当時の仕事中に出会う犬たちは、運転席から見たり、荷物を運んでいる最中に気付いたりと、ただ眺めるだけで関わることの無い、言わばアンタッチャブルな存在だったが、一匹だけ触れ合うことのできたタッチャブルな犬がいた。
その犬は配送センターのすぐ傍の運送会社で番犬として飼われていた。暑い季節は仕事帰りに車を停めて、その運送会社の入り口にある自動販売機でよく冷たい缶コーヒーを買った。そしてすぐ傍に犬がいた。夜は番犬として不審人物に吠えるのだろうが、昼は誰が来ても無関心な顔をした柴犬系の雑種だった。忙しい毎日だったので、初めの頃はコーヒーを買うとすぐトラックに戻り、犬には「やあ」と声を掛けるくらいだった。
しかし何度も寄るうちに、その犬が繫がれっぱなしで散歩もして貰えず、ただ餌と水を与えられるだけの不幸な境遇にあることが分かった。犬小屋の周囲には新旧のウンチが散乱していた。缶コーヒーを手に受けて犬に遣ったりして仲良くなってから、或る日仰天したことがあった。コーヒーをお裾分けして頭を撫ぜるという何時もの日課が終わると、その犬が小屋の方に戻り何かを咥えてきた。短い棒状の物で自慢気に尻尾を振って僕に見せると、地面に置いてカリカリと食べ始めた。
「げ!ウンチだ!」
そう、彼の自慢の品は干乾びた自分の糞だった。
哀れに思った僕は、それから立ち寄るたびに我が家の愛犬ジョーの犬用ビスケットやビーフジャーキーをお八つにあげた。生まれて初めてのご馳走にありついた犬は、僕の来るのを心待ちするようになった。全てに無関心だったその犬が、トラックを停めた途端に門から飛び出して尻尾を振って熱烈歓迎だ。僕も喜ぶ彼を見るのが嬉しかった。

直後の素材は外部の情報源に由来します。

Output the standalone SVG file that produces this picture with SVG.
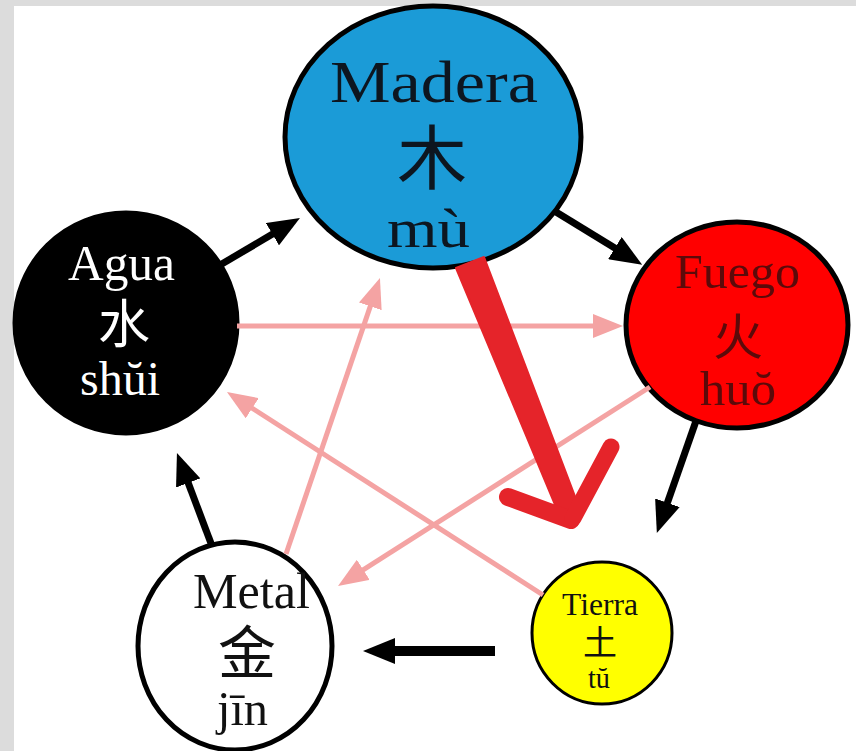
<svg xmlns="http://www.w3.org/2000/svg" width="856" height="751" viewBox="0 0 856 751">
<style>
.lat{font-family:"Liberation Serif","Times New Roman",serif;}
.cjk{font-family:"Noto Sans CJK SC","Noto Sans CJK JP",sans-serif;text-anchor:middle;}
.node{stroke:#000;stroke-width:5;}
.blk{stroke:#000;stroke-width:7;fill:none;marker-end:url(#hb);}
.pnk{stroke:#f4a3a3;stroke-width:5;fill:none;marker-end:url(#hp);}
.red{fill:#e5242a;stroke:#e5242a;}
</style>
<defs>
<marker id="hb" markerUnits="userSpaceOnUse" viewBox="0 0 32 26" refX="10" refY="13" markerWidth="32" markerHeight="26" orient="auto">
<path d="M0,0 L32,13 L0,26 z" fill="#000"/>
</marker>
<marker id="hp" markerUnits="userSpaceOnUse" viewBox="0 0 30 24" refX="10" refY="12" markerWidth="30" markerHeight="24" orient="auto">
<path d="M0,0 L30,12 L0,24 z" fill="#f4a3a3"/>
</marker>
</defs>
<rect x="0" y="0" width="856" height="751" fill="#fff"/>
<rect x="0" y="0" width="856" height="6" fill="#dcdcdc"/>
<rect x="0" y="0" width="14" height="751" fill="#dcdcdc"/>

<g id="madera">
<ellipse class="node" cx="433" cy="137" rx="148" ry="131" fill="#1b9bd7"/>
<text class="lat" x="330" y="102" font-size="60" textLength="208" lengthAdjust="spacingAndGlyphs" fill="#0d1620">Madera</text>
<text class="cjk" x="432" y="184" font-size="70" fill="#0d1620">木</text>
<text class="lat" x="387" y="247" font-size="54" textLength="83" lengthAdjust="spacingAndGlyphs" fill="#0d1620">mù</text>
</g>
<g id="agua">
<ellipse class="node" cx="126" cy="323" rx="111" ry="110" fill="#000"/>
<text class="lat" x="68" y="280" font-size="50" textLength="107" lengthAdjust="spacingAndGlyphs" fill="#fff">Agua</text>
<text class="cjk" x="124" y="343" font-size="52" fill="#fff">水</text>
<text class="lat" x="80" y="395" font-size="48" textLength="80" lengthAdjust="spacingAndGlyphs" fill="#fff">shŭi</text>
</g>
<g id="fuego">
<ellipse class="node" cx="737" cy="325" rx="111" ry="103" fill="#ff0000"/>
<text class="lat" x="675" y="288" font-size="48" textLength="125" lengthAdjust="spacingAndGlyphs" fill="#5c0a0a">Fuego</text>
<text class="cjk" x="738" y="355" font-size="50" fill="#5c0a0a">火</text>
<text class="lat" x="700" y="405" font-size="48" textLength="76" lengthAdjust="spacingAndGlyphs" fill="#5c0a0a">huŏ</text>
</g>
<g id="metal">
<ellipse class="node" cx="235" cy="646" rx="97" ry="104" fill="#fff"/>
<text class="lat" x="193" y="608" font-size="50" textLength="117" lengthAdjust="spacingAndGlyphs" fill="#111">Metal</text>
<text class="cjk" x="247" y="674" font-size="58" fill="#111">金</text>
<text class="lat" x="217" y="725" font-size="48" textLength="51" lengthAdjust="spacingAndGlyphs" fill="#111">jīn</text>
</g>
<g id="tierra">
<ellipse cx="602" cy="633" rx="70" ry="71" fill="#ffff00" stroke="#000" stroke-width="3"/>
<text class="lat" x="562" y="615" font-size="31" textLength="76" lengthAdjust="spacingAndGlyphs" fill="#111">Tierra</text>
<text class="cjk" x="600" y="655" font-size="34" fill="#111">土</text>
<text class="lat" x="588" y="688" font-size="30" textLength="22" lengthAdjust="spacingAndGlyphs" fill="#111">tŭ</text>
</g>

<g id="connectors">
<line class="pnk" x1="237" y1="326" x2="603" y2="326"/>
<line class="pnk" x1="650" y1="387" x2="354.9" y2="575.2"/>
<line class="pnk" x1="286" y1="554" x2="373.5" y2="296.9"/>
<line class="pnk" x1="543" y1="595" x2="243.8" y2="402.8"/>

<line class="blk" x1="215" y1="268" x2="281" y2="229.1"/>
<line class="blk" x1="556" y1="212" x2="623.4" y2="253.3"/>
<line class="blk" x1="696" y1="421" x2="664.1" y2="512.2"/>
<line class="blk" x1="495" y1="651" x2="385" y2="651" style="stroke-width:10"/>
<line class="blk" x1="212" y1="546" x2="184.7" y2="473.6"/>

<g id="big-red-arrow">
<polygon class="red" stroke-width="2" stroke-linejoin="round" points="456,268 484,257 576,499 576,522 556,507"/>
<line class="red" x1="508" y1="497" x2="571" y2="520" stroke-width="18" stroke-linecap="round"/>
<line class="red" x1="611" y1="447" x2="573" y2="518" stroke-width="17" stroke-linecap="round"/>
</g>
</g>
</svg>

不幸な彼との蜜月関係はどれほど続いたのだろう?それほど長くはなかった気がする。半年位だったろうか?ある日トラックで通り過ぎて気が付いた。低いブロック塀越しに見えたのだが、犬小屋の辺りが自転車置き場になっていた。慌てて停めて見に行ったが、やはり犬も犬小屋も消えていた。
(三日前には元気だったのに。)
この会社に知り合いも無く、起きた現実を受け入れるしかなかった。ただ後悔したことが一つある。それは仮でも良いから彼に名前を付けてあげて、それで呼ぶ事だった。僕にとって彼が名無しの権兵衛でこの世を去ったのは、寂しい限りだった。